▸ Description of the task: In the records below, begin at the line that has "What matplotlib code" and stop after the line that has "import matplotlib.pyplot as plt"; quote those lines verbatim and nothing more.

━━━━━ Material to process

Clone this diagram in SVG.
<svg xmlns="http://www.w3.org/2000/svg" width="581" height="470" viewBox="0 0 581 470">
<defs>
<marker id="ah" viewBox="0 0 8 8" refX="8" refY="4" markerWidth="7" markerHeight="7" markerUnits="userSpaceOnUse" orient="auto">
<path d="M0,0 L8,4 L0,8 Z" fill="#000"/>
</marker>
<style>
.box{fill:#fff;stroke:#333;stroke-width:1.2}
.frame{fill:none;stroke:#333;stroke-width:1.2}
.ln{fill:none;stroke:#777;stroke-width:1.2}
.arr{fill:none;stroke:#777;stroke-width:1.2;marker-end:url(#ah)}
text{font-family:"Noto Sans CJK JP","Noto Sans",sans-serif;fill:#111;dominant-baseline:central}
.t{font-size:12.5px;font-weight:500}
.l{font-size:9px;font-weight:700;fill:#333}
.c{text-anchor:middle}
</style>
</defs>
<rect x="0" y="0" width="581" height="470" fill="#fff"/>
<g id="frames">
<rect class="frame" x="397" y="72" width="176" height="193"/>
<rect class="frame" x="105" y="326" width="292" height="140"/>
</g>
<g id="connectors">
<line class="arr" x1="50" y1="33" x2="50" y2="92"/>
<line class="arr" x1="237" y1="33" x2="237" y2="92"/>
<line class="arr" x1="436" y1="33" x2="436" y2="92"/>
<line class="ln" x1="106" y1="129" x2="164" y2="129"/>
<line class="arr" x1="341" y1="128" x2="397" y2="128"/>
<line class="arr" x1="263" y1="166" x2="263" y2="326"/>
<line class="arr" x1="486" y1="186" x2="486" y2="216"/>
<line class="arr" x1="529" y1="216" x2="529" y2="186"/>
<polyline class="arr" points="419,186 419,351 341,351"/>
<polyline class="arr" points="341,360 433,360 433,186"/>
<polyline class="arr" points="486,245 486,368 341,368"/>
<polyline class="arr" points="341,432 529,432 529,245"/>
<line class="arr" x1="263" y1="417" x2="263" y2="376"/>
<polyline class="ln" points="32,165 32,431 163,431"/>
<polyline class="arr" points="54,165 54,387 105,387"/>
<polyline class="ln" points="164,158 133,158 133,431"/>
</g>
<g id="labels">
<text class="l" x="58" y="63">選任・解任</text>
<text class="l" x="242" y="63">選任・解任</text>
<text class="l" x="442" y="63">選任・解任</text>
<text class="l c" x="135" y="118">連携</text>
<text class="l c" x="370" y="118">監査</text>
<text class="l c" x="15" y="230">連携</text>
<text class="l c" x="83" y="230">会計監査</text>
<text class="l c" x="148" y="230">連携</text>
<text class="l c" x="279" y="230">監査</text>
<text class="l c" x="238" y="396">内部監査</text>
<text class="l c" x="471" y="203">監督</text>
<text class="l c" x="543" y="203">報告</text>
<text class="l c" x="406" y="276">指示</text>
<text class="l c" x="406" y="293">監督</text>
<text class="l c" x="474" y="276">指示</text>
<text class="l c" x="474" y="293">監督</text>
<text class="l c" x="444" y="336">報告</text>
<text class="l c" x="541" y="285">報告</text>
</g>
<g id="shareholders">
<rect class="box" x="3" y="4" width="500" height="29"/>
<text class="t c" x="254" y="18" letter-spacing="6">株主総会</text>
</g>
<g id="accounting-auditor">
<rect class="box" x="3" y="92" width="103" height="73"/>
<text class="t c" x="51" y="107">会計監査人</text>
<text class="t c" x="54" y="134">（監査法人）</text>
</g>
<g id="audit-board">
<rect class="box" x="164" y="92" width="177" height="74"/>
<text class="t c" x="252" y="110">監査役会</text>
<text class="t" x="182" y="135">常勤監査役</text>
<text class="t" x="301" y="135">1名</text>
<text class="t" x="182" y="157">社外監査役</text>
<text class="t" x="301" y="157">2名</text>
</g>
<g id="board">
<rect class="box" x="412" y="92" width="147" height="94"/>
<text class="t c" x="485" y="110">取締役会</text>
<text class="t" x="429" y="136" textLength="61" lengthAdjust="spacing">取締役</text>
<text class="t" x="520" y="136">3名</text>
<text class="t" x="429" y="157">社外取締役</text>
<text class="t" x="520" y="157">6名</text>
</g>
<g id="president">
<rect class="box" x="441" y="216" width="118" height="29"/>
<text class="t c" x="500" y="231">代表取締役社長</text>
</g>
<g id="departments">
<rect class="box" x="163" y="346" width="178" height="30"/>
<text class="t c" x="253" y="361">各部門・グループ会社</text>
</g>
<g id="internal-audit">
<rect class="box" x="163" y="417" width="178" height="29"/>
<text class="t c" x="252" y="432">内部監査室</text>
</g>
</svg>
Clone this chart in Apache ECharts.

━━━━━━━━━━
━━━━━ Material to process

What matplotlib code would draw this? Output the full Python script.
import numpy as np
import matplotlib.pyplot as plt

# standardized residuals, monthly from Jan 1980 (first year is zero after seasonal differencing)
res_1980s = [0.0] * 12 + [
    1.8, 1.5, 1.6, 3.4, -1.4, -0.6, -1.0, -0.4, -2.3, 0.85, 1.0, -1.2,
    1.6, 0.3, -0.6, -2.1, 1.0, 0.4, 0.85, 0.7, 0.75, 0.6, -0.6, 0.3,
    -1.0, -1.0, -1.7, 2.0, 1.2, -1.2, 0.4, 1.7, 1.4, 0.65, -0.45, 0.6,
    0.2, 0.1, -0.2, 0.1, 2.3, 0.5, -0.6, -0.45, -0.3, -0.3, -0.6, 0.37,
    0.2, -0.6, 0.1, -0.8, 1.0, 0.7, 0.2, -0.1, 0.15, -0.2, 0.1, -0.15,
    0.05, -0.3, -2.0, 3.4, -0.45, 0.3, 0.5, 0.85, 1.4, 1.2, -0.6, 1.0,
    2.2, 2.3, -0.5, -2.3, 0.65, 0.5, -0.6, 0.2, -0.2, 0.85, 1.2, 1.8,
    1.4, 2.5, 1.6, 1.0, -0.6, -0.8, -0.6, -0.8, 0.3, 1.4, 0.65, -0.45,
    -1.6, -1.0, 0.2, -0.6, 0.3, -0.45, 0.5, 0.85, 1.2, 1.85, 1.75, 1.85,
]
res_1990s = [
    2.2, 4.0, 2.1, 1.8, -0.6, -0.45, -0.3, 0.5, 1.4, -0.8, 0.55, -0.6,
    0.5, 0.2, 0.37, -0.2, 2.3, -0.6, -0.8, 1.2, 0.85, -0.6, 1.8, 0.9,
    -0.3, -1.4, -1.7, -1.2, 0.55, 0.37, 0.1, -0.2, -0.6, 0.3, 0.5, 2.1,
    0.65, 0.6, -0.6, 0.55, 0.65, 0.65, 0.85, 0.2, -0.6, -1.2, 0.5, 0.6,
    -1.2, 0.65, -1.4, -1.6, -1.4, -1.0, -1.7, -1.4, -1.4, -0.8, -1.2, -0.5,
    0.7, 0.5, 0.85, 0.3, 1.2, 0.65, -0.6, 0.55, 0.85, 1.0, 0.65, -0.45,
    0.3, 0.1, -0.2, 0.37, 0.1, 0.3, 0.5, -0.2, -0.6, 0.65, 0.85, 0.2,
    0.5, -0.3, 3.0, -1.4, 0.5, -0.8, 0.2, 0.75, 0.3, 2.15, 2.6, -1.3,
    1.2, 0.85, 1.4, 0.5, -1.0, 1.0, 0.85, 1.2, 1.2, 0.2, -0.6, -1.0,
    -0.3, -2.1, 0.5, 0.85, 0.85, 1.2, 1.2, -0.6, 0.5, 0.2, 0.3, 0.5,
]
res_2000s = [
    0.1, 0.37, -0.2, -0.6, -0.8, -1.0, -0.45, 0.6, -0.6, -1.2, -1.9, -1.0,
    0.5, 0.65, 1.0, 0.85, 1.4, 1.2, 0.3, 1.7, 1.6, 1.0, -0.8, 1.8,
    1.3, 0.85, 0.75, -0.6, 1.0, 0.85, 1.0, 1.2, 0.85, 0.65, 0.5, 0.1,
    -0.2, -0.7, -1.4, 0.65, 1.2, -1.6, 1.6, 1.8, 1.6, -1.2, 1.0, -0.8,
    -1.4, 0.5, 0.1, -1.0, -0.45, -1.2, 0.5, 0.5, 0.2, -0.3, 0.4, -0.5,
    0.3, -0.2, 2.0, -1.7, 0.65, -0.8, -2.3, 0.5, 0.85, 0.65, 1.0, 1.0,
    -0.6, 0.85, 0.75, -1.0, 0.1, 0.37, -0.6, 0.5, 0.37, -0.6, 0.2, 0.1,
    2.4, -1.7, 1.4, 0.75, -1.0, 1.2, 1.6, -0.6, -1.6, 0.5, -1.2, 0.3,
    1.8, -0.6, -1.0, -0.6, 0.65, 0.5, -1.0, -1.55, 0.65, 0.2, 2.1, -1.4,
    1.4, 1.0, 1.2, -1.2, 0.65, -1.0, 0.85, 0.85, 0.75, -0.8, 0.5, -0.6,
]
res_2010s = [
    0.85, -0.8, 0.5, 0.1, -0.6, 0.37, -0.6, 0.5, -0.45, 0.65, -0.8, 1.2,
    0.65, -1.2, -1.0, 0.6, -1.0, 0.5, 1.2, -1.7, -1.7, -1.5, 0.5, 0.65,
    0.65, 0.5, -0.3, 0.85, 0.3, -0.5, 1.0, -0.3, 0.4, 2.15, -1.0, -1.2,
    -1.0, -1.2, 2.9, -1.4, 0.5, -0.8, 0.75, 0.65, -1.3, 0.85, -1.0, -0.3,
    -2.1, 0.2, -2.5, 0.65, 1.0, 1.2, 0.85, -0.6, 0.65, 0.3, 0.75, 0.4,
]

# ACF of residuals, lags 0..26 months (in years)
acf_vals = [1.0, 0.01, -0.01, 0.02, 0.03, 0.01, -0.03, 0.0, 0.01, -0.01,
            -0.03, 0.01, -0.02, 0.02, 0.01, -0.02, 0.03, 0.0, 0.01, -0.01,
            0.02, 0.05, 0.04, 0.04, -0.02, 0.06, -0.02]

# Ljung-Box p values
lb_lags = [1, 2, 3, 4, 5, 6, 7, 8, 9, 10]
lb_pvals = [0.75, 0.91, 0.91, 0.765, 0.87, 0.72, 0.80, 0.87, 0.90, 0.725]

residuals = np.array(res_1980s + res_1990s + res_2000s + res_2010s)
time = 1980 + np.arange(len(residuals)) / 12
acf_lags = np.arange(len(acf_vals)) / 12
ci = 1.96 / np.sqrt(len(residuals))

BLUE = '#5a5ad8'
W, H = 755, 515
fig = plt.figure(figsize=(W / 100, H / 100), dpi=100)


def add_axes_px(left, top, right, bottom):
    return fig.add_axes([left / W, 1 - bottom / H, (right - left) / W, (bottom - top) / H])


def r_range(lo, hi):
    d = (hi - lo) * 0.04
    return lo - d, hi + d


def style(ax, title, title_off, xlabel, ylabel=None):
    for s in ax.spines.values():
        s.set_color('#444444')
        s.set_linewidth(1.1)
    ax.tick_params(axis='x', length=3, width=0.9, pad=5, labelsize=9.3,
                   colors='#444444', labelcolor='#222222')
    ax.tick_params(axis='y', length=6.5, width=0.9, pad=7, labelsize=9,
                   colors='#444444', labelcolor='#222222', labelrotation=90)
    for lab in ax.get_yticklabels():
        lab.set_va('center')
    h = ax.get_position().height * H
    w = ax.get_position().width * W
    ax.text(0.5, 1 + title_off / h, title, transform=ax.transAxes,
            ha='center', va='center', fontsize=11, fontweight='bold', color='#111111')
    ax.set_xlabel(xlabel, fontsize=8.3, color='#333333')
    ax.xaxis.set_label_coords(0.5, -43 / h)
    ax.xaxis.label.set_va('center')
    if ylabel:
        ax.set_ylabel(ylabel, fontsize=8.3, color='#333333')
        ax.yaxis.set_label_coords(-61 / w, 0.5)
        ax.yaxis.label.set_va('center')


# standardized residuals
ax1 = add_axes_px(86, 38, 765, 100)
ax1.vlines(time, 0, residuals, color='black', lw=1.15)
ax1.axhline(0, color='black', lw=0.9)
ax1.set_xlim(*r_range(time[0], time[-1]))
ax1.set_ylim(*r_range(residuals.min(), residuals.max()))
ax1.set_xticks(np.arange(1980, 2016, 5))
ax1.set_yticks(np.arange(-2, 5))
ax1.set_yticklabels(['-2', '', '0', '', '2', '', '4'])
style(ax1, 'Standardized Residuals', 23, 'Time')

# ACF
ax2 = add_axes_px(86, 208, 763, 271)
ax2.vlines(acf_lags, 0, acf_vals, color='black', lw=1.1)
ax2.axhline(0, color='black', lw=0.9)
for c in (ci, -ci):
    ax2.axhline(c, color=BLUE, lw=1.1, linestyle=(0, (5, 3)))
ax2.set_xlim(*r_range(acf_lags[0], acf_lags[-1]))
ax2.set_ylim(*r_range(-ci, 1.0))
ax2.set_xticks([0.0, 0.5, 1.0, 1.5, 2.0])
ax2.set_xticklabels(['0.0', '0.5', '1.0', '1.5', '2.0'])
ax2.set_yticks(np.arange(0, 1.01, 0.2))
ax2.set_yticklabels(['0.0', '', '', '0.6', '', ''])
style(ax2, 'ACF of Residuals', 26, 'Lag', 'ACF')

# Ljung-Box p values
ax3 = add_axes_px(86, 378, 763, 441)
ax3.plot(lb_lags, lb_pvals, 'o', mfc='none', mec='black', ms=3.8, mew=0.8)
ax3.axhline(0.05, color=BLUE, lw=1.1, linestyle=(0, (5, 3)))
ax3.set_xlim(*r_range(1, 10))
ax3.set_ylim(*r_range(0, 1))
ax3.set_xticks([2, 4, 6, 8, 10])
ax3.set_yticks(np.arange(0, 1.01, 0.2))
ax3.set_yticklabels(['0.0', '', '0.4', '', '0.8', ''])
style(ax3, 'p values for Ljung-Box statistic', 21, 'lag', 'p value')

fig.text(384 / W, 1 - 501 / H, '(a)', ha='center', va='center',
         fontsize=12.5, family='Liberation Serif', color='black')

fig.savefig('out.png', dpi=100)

━━━━━━━━━━
━━━━━ Material to process

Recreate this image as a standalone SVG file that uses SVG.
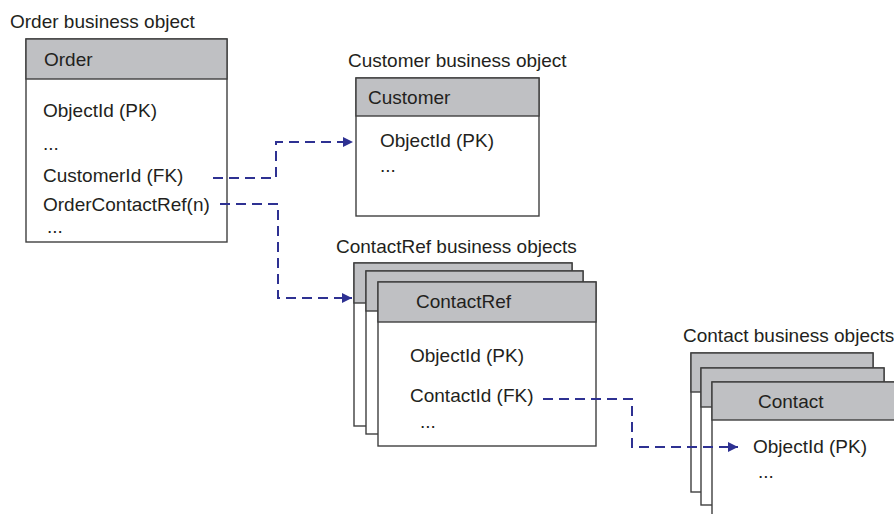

━━━━━━━━━━

▸ Output for this exercise:
What matplotlib code would draw this? Output the full Python script.
import numpy as np
import matplotlib.pyplot as plt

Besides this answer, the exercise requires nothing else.